DATA SHOWN -
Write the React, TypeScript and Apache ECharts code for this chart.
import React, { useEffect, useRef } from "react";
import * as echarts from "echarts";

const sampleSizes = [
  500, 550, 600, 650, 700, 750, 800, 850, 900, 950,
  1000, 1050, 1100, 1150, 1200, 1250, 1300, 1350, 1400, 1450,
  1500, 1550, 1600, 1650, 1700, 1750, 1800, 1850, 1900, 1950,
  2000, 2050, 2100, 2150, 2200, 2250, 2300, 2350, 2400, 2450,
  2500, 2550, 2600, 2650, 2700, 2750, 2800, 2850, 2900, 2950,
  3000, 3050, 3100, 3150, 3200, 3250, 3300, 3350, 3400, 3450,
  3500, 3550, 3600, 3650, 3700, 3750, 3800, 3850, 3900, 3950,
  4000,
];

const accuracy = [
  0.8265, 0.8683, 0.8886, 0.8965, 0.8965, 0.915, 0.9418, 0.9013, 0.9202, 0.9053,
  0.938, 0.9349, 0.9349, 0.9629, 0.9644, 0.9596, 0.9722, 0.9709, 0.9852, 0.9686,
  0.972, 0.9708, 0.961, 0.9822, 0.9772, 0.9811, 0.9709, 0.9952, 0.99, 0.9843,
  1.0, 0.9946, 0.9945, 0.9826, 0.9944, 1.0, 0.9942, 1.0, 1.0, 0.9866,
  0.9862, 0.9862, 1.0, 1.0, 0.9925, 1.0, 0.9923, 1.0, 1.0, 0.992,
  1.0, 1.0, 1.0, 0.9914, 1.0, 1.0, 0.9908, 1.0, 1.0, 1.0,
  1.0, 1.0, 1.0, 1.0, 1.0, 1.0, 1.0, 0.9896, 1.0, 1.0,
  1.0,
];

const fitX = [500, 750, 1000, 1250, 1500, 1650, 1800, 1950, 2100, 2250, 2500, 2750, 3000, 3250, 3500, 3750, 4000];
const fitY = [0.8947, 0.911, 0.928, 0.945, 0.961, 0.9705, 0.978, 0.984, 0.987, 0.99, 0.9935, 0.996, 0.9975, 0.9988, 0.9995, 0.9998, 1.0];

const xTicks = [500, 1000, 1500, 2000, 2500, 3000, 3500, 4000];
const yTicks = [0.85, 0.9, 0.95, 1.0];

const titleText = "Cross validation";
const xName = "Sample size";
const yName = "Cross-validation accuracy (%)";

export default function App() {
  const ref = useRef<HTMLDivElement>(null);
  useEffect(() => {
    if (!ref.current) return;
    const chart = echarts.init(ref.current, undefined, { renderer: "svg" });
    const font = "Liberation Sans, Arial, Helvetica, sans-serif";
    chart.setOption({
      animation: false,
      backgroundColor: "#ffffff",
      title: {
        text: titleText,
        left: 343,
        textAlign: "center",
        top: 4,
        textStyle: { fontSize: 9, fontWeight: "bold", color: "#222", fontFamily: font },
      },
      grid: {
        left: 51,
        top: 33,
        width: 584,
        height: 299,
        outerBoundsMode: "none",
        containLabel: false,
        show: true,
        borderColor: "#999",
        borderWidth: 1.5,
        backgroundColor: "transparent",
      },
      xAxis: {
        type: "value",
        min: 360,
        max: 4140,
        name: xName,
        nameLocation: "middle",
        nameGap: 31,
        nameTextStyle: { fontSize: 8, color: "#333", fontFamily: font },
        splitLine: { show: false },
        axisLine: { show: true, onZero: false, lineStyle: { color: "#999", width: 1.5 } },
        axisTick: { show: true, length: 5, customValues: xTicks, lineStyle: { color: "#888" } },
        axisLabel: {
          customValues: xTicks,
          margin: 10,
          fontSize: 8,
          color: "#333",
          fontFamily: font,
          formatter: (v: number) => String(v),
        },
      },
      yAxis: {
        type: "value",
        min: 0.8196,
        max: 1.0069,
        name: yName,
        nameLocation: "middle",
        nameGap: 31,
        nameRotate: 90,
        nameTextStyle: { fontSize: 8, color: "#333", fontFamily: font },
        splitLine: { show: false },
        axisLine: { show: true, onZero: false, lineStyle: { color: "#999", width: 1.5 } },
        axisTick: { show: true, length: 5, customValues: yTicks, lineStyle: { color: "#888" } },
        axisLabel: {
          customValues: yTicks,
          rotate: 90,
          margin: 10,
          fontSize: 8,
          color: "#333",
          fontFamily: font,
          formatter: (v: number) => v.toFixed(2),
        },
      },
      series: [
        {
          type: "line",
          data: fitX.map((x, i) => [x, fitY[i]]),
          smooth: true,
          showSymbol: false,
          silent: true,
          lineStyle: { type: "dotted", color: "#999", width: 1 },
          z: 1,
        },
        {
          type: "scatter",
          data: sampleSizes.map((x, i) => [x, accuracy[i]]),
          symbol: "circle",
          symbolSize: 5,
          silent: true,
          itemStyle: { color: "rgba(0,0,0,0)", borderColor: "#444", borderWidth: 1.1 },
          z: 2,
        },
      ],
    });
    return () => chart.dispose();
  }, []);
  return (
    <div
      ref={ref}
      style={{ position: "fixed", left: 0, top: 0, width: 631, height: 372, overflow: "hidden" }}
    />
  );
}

WHAT THE EXERCISE ASKS - All of the data shown above must be copied exactly.

RESPONSE FOR THIS EXERCISE -
Write the React, TypeScript and Apache ECharts code for this chart.
import React, { useEffect, useRef } from "react";
import * as echarts from "echarts";

const sampleSizes = [
  500, 550, 600, 650, 700, 750, 800, 850, 900, 950,
  1000, 1050, 1100, 1150, 1200, 1250, 1300, 1350, 1400, 1450,
  1500, 1550, 1600, 1650, 1700, 1750, 1800, 1850, 1900, 1950,
  2000, 2050, 2100, 2150, 2200, 2250, 2300, 2350, 2400, 2450,
  2500, 2550, 2600, 2650, 2700, 2750, 2800, 2850, 2900, 2950,
  3000, 3050, 3100, 3150, 3200, 3250, 3300, 3350, 3400, 3450,
  3500, 3550, 3600, 3650, 3700, 3750, 3800, 3850, 3900, 3950,
  4000,
];

const accuracy = [
  0.8265, 0.8683, 0.8886, 0.8965, 0.8965, 0.915, 0.9418, 0.9013, 0.9202, 0.9053,
  0.938, 0.9349, 0.9349, 0.9629, 0.9644, 0.9596, 0.9722, 0.9709, 0.9852, 0.9686,
  0.972, 0.9708, 0.961, 0.9822, 0.9772, 0.9811, 0.9709, 0.9952, 0.99, 0.9843,
  1.0, 0.9946, 0.9945, 0.9826, 0.9944, 1.0, 0.9942, 1.0, 1.0, 0.9866,
  0.9862, 0.9862, 1.0, 1.0, 0.9925, 1.0, 0.9923, 1.0, 1.0, 0.992,
  1.0, 1.0, 1.0, 0.9914, 1.0, 1.0, 0.9908, 1.0, 1.0, 1.0,
  1.0, 1.0, 1.0, 1.0, 1.0, 1.0, 1.0, 0.9896, 1.0, 1.0,
  1.0,
];

const fitX = [500, 750, 1000, 1250, 1500, 1650, 1800, 1950, 2100, 2250, 2500, 2750, 3000, 3250, 3500, 3750, 4000];
const fitY = [0.8947, 0.911, 0.928, 0.945, 0.961, 0.9705, 0.978, 0.984, 0.987, 0.99, 0.9935, 0.996, 0.9975, 0.9988, 0.9995, 0.9998, 1.0];

const xTicks = [500, 1000, 1500, 2000, 2500, 3000, 3500, 4000];
const yTicks = [0.85, 0.9, 0.95, 1.0];

const titleText = "Cross validation";
const xName = "Sample size";
const yName = "Cross-validation accuracy (%)";

export default function App() {
  const ref = useRef<HTMLDivElement>(null);
  useEffect(() => {
    if (!ref.current) return;
    const chart = echarts.init(ref.current, undefined, { renderer: "svg" });
    const font = "Liberation Sans, Arial, Helvetica, sans-serif";
    chart.setOption({
      animation: false,
      backgroundColor: "#ffffff",
      title: {
        text: titleText,
        left: 343,
        textAlign: "center",
        top: 4,
        textStyle: { fontSize: 9, fontWeight: "bold", color: "#222", fontFamily: font },
      },
      grid: {
        left: 51,
        top: 33,
        width: 584,
        height: 299,
        outerBoundsMode: "none",
        containLabel: false,
        show: true,
        borderColor: "#999",
        borderWidth: 1.5,
        backgroundColor: "transparent",
      },
      xAxis: {
        type: "value",
        min: 360,
        max: 4140,
        name: xName,
        nameLocation: "middle",
        nameGap: 31,
        nameTextStyle: { fontSize: 8, color: "#333", fontFamily: font },
        splitLine: { show: false },
        axisLine: { show: true, onZero: false, lineStyle: { color: "#999", width: 1.5 } },
        axisTick: { show: true, length: 5, customValues: xTicks, lineStyle: { color: "#888" } },
        axisLabel: {
          customValues: xTicks,
          margin: 10,
          fontSize: 8,
          color: "#333",
          fontFamily: font,
          formatter: (v: number) => String(v),
        },
      },
      yAxis: {
        type: "value",
        min: 0.8196,
        max: 1.0069,
        name: yName,
        nameLocation: "middle",
        nameGap: 31,
        nameRotate: 90,
        nameTextStyle: { fontSize: 8, color: "#333", fontFamily: font },
        splitLine: { show: false },
        axisLine: { show: true, onZero: false, lineStyle: { color: "#999", width: 1.5 } },
        axisTick: { show: true, length: 5, customValues: yTicks, lineStyle: { color: "#888" } },
        axisLabel: {
          customValues: yTicks,
          rotate: 90,
          margin: 10,
          fontSize: 8,
          color: "#333",
          fontFamily: font,
          formatter: (v: number) => v.toFixed(2),
        },
      },
      series: [
        {
          type: "line",
          data: fitX.map((x, i) => [x, fitY[i]]),
          smooth: true,
          showSymbol: false,
          silent: true,
          lineStyle: { type: "dotted", color: "#999", width: 1 },
          z: 1,
        },
        {
          type: "scatter",
          data: sampleSizes.map((x, i) => [x, accuracy[i]]),
          symbol: "circle",
          symbolSize: 5,
          silent: true,
          itemStyle: { color: "rgba(0,0,0,0)", borderColor: "#444", borderWidth: 1.1 },
          z: 2,
        },
      ],
    });
    return () => chart.dispose();
  }, []);
  return (
    <div
      ref={ref}
      style={{ position: "fixed", left: 0, top: 0, width: 631, height: 372, overflow: "hidden" }}
    />
  );
}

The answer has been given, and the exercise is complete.